How genetics influences our body weight beyond the genes
Heredity plays a role in how strongly we are predisposed to put on excess weight. In recent years, researchers have extensively examined which genes and gene variants play a role in this, and have identified roughly one hundred obesity susceptibility genes. However, genome-wide association studies have shown that less than half of all cases of hereditary obesity can be explained by these genes. The other half are the result of factors that, although part of our DNA, are not genes in the classical sense. Epigenetic information would be one example of such a factor.
A group of researchers led by Professor Markus Stoffel from the Department of Biology have now identified a further non-classic genetic risk factor for hereditary obesity: an endogenous microRNA molecule known as microRNA-7.
Like genes, the blueprints for microRNA molecules are part of our chromosomes. But while genes act as the building instructions for proteins, the information contained in microRNA is not translated into protein form. Instead, the microRNA molecules act in our cells in the form of RNA. “MicroRNA-7 is the first microRNA for which we’ve been able to demonstrate an association with obesity,” Stoffel says.
Effect on mice and humans
Together with his team, Stoffel bred mice in which microRNA-7 was missing in certain nerve cells of the hypothalamus, the control center between the endocrine system and nervous system. These mice demonstrated a pathologically increased appetite and became obese.
The ETH researchers were also able to demonstrate such a link in humans. Together with scientists from the University of Cambridge, they analysed genomic and medical data, including the anonymised data held in a British database relating to 500,000 people. This allowed Stoffel and his colleagues to show that people with genetic variations on their chromosomes near the blueprint for microRNA-7 are heavier and bigger than average. The consequence of these genetic variations is that the above-mentioned nerve cells of the people affected produce less microRNA-7.
The scientists were also able to show that in these cells microRNA-7 affects a biochemical pathway known to be instrumental in maintaining the body’s energy balance, regulating appetite and controlling the production of growth hormones. MicroRNA acts there by regulating the production of proteins.
For Stoffel, it was no surprise that this effect can be observed in both mice and humans. As he points out, microRNA-7 is a molecule that emerged very early in the evolutionary history of the animal kingdom and has survived to this day. It persists unaltered in very many animal species – from nematodes, to all vertebrates and human beings.
Therapeutic potential
“Up to now, it was unclear why genetic variations were only able to provide an explanation for less than half the causes of hereditary obesity,” Stoffel says. “Our study now shows that it’s not enough to look for the answer solely in the genes that encode information for proteins. The parts of DNA outside the genes also have to be examined, such as the regions containing the blueprints for microRNA.”
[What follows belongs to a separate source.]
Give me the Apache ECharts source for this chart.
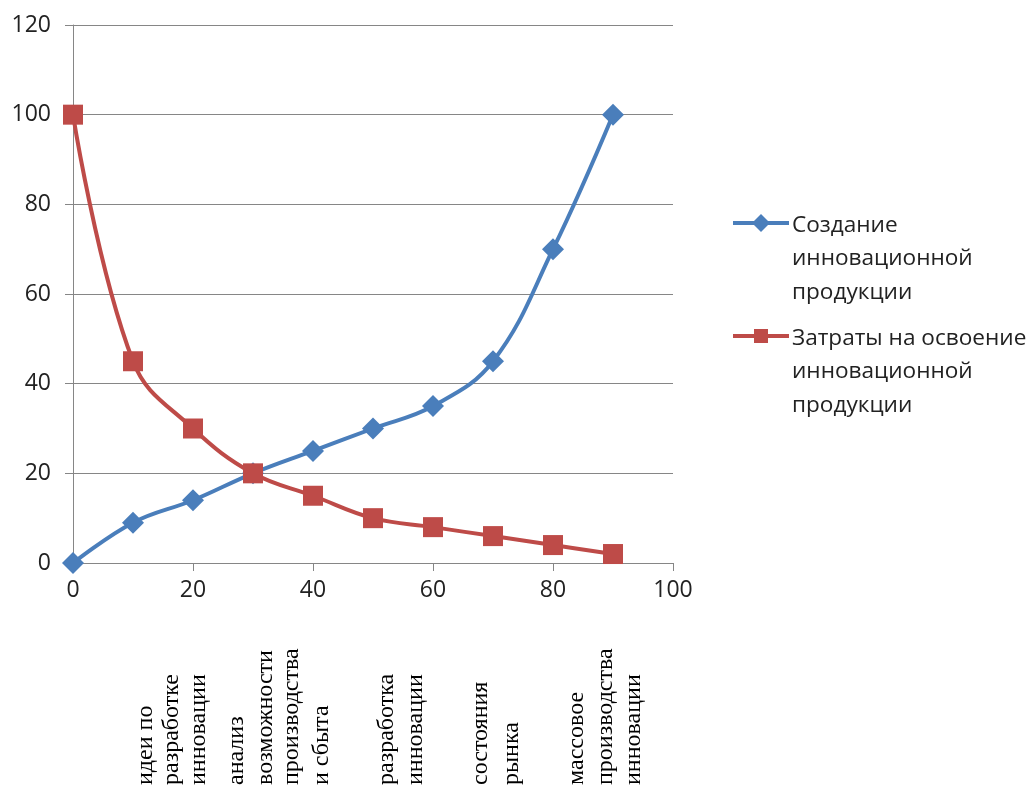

In theory, at least, these new findings could also be used in medicine. There are already RNA-based drugs that use the mechanisms of action of microRNA molecules in the body. It may one day be possible to develop a treatment for people who are obese as a result of their hypothalamus producing insufficient amounts of microRNA-7. Treatment for the converse case would also be conceivable – for people with a predisposition to pathological low body weight microRNA-7 could be pharmacologically inhibited.
But, Stoffel says, it is more likely that the still quite novel forms of RNA treatment will initially be used for neurodegenerative conditions such as Alzheimer’s disease. In the long term, as the safety of RNA therapy in the central nervous system is established, he believes it is possible that metabolic disorders such as obesity and unintentional weight loss may also be treated in this way.